- **What the task requires**:
Every line that holds the string "code" is to be identified and copied.

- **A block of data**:
↓

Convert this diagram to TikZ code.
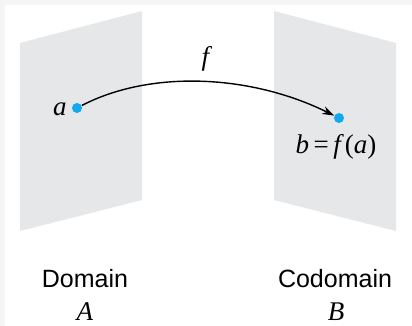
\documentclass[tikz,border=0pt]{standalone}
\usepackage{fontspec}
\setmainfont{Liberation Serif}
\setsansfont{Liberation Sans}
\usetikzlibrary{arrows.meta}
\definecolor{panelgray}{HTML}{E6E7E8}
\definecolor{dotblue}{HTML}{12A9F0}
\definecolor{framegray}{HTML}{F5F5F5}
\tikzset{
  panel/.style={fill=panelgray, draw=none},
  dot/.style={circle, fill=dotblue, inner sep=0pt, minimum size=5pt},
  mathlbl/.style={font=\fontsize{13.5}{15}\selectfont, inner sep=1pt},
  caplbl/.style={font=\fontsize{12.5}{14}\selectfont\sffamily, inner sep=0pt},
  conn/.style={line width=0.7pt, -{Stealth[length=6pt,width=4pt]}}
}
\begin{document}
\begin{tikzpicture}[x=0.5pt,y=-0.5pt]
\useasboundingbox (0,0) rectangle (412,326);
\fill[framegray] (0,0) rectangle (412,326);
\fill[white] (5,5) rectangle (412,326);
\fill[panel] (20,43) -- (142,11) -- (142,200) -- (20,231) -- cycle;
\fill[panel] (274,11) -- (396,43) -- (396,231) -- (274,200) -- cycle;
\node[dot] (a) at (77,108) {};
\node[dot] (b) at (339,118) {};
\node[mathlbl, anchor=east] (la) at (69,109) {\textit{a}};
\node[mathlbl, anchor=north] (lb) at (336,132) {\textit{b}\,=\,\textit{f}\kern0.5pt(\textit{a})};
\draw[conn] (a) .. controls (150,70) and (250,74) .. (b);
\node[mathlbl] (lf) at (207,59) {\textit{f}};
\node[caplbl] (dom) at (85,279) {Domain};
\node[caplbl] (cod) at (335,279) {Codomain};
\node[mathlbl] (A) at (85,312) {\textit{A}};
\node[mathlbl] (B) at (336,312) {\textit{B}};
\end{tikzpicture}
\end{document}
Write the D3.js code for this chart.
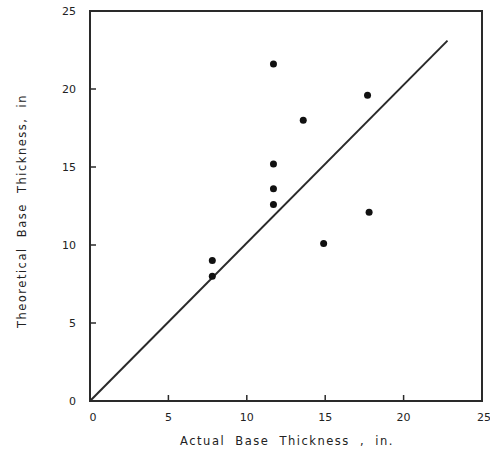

↑

- **Solved problem**:
Convert this diagram to TikZ code.
Write the D3.js code for this chart.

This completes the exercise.